Obama should highlight Bay Area in his State of the Union
When President Obama presents his plan to level the playing field — just a bit — between the wealthy and not so wealthy in his State of the Union address Tuesday evening, he could point to the Bay Area as the perfect testing ground.
Since 2008, the median income in the Bay Area has fallen by 9 percent.
Over the previous two business expansions, in the 1990s and the one leading up to the financial crash, median incomes grew.
Obama proposes increasing the top capital gains tax from 20 to 28 percent, closing the “trust fund loophole,” which enables certain inheritances to be passed along tax-free, and imposing fees on financial institutions with over $50 billion in assets, according to a White House fact sheet.
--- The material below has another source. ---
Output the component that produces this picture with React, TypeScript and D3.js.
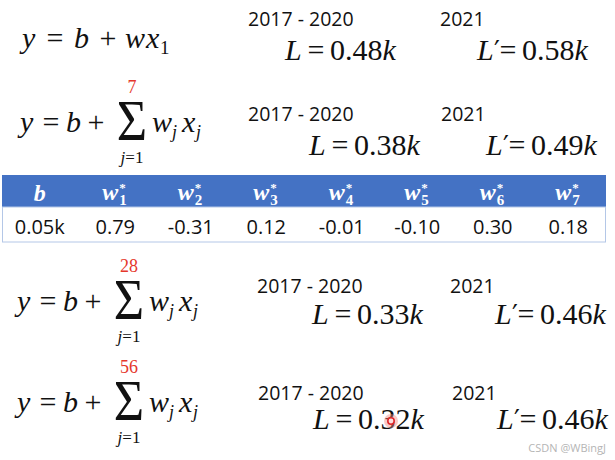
import React from "react";
import * as d3 from "d3";

// ---------- data ----------
const featureCounts = [1, 7, 28, 56];
const trainPeriod = "2017 - 2020";
const testPeriod = "2021";
const trainLoss = [0.48, 0.38, 0.33, 0.32];
const testLoss = [0.58, 0.49, 0.46, 0.46];
const paramNames = ["b", "w1", "w2", "w3", "w4", "w5", "w6", "w7"];
const paramValues = [0.05, 0.79, -0.31, 0.12, -0.01, -0.1, 0.3, 0.18];
const watermark = "CSDN @WBingJ";

// ---------- layout / style ----------
const W = 615;
const H = 460;
const MATH = "'Liberation Serif', 'Times New Roman', serif";
const SANS = "'Open Sans', 'Noto Sans', sans-serif";
const RED = "#e5372b";
const BLUE = "#4472c4";
const INK = "#111";

const rowLayout = [
  { fy: 48, dx: 0, lblY: 26, lossY: 60, trainX: 248, testX: 440, trainLX: 285, testLX: 477 },
  { fy: 132, dx: 0, lblY: 121, lossY: 155, trainX: 248, testX: 441, trainLX: 309, testLX: 486 },
  { fy: 311, dx: -3, lblY: 293, lossY: 324, trainX: 257, testX: 450, trainLX: 312, testLX: 495 },
  { fy: 412, dx: -3, lblY: 400, lossY: 429, trainX: 258, testX: 452, trainLX: 313, testLX: 497 },
];

const fmt = (v: number) => v.toFixed(2).replace("−", "-");
const FS = 30;

function SimpleFormula({ y }: { y: number }) {
  return (
    <g fontFamily={MATH} fontSize={FS} fill={INK}>
      <text x={22} y={y} fontStyle="italic">y</text>
      <text x={55} y={y} textAnchor="middle">=</text>
      <text x={74} y={y} fontStyle="italic">b</text>
      <text x={108} y={y} textAnchor="middle">+</text>
      <text x={125} y={y} fontStyle="italic">w</text>
      <text x={146} y={y} fontStyle="italic">x</text>
      <text x={160} y={y + 6} fontSize={19}>1</text>
    </g>
  );
}

function SumFormula({ y, dx, n }: { y: number; dx: number; n: number }) {
  const sx = 132 + dx;
  return (
    <g fontFamily={MATH} fontSize={FS} fill={INK}>
      <text x={20 + dx} y={y} fontStyle="italic">y</text>
      <text x={51 + dx} y={y} textAnchor="middle">=</text>
      <text x={66 + dx} y={y} fontStyle="italic">b</text>
      <text x={96 + dx} y={y} textAnchor="middle">+</text>
      <text
        transform={`translate(${sx},${y + 8}) scale(0.9,1)`}
        textAnchor="middle"
        fontSize={58}
      >
        Σ
      </text>
      <text x={sx} y={y - 39} textAnchor="middle" fontSize={18} fill={RED}>
        {n}
      </text>
      <text x={sx} y={y + 31} textAnchor="middle" fontSize={17}>
        <tspan fontStyle="italic">j</tspan>
        <tspan>=1</tspan>
      </text>
      <text x={152 + dx} y={y} fontStyle="italic">w</text>
      <text x={172 + dx} y={y + 6} fontStyle="italic" fontSize={18}>j</text>
      <text x={182 + dx} y={y} fontStyle="italic">x</text>
      <text x={196 + dx} y={y + 6} fontStyle="italic" fontSize={18}>j</text>
    </g>
  );
}

function Loss({ x, y, v, prime }: { x: number; y: number; v: number; prime?: boolean }) {
  return (
    <g fontFamily={MATH} fontSize={FS} fill={INK}>
      <text x={x} y={y} fontStyle="italic">L</text>
      {prime && (
        <text x={x + 17} y={y} fontSize={26} fontFamily="'DejaVu Sans', sans-serif">′</text>
      )}
      <text x={x + 31} y={y} textAnchor="middle">=</text>
      <text x={x + 45} y={y}>
        {fmt(v)}
        <tspan fontStyle="italic">k</tspan>
      </text>
    </g>
  );
}

function Table() {
  const top = 175;
  const mid = 207;
  const bot = 242;
  const x = d3.scaleBand<string>().domain(paramNames).range([2, 606]);
  return (
    <g>
      <rect x={2} y={top} width={604} height={mid - top} fill={BLUE} />
      <rect x={2.5} y={mid} width={603} height={bot - mid} fill="#fff" stroke="#b4c7e7" strokeWidth={1} />
      {paramNames.map((p, i) => {
        const cx = (x(p) as number) + x.bandwidth() / 2;
        const header =
          i === 0 ? (
            <text x={cx} y={201} textAnchor="middle" fontFamily={MATH} fontWeight="bold" fontStyle="italic" fontSize={24} fill="#fff">
              b
            </text>
          ) : (
            <g fontFamily={MATH} fontWeight="bold" fontStyle="italic" fill="#fff">
              <text x={cx - 13} y={200} fontSize={24}>w</text>
              <text x={cx + 4} y={205} fontSize={15} fontStyle="normal">{p.slice(1)}</text>
              <text x={cx + 4} y={192} fontSize={13} fontStyle="normal">*</text>
            </g>
          );
        const val = i === 0 ? fmt(paramValues[i]) + "k" : fmt(paramValues[i]);
        return (
          <g key={p}>
            {header}
            <text x={cx} y={234} textAnchor="middle" fontFamily={SANS} fontSize={20} fill={INK}>
              {val}
            </text>
          </g>
        );
      })}
    </g>
  );
}

export default function App() {
  return (
    <svg
      width={W}
      height={H}
      viewBox={`0 0 ${W} ${H}`}
      style={{ position: "absolute", left: 0, top: 0, background: "#fff" }}
    >
      <rect width={W} height={H} fill="#fff" />
      {featureCounts.map((n, i) => {
        const L = rowLayout[i];
        return (
          <g key={i}>
            {n === 1 ? <SimpleFormula y={L.fy} /> : <SumFormula y={L.fy} dx={L.dx} n={n} />}
            <text x={L.trainX} y={L.lblY} fontFamily={SANS} fontSize={19.5} fill={INK}>
              {trainPeriod}
            </text>
            <text x={L.testX} y={L.lblY} fontFamily={SANS} fontSize={19.5} fill={INK}>
              {testPeriod}
            </text>
            <Loss x={L.trainLX} y={L.lossY} v={trainLoss[i]} />
            <Loss x={L.testLX} y={L.lossY} v={testLoss[i]} prime />
          </g>
        );
      })}
      <Table />
      {/* laser pointer mark */}
      <circle cx={391} cy={421} r={7} fill="#f28b82" opacity={0.45} />
      <circle cx={391} cy={421} r={3.2} fill="#fde0e0" stroke="#e0282a" strokeWidth={1.6} />
      <text x={606} y={452} textAnchor="end" fontFamily={SANS} fontSize={11} fill="#b5b5b5">
        {watermark}
      </text>
    </svg>
  );
}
Unsurprisingly, Obama’s “simpler, fairer tax code that responsibly invests in middle-class families,” as touted by the White House, has already been pronounced dead on arrival.
“The president needs to stop listening to his liberal allies who want to raise taxes at all costs and start working with Congress to fix our broken tax code,” said Sen. Orrin Hatch, R-Utah, the new chairman of the Senate Finance Committee, over the weekend.
Last week Gov. Jerry Brown’s office handed out $31 million in tax credits to Bay Area and California companies creating or expanding jobs in the state.
The awards are projected to help 56 companies create approximately 4,900 jobs and generate over $900 million in investments in California, said the Governor’s Office of Business and Economic Development.
Bay Area recipients in the latest round include Arkay Acquisition, a bus manufacturer in Livermore; Neustar, a cloud data analytics company in San Francisco; MAC Thin Films, a film coating manufacturing company in Santa Rosa; and East Bay Ophthalmology in Pinole.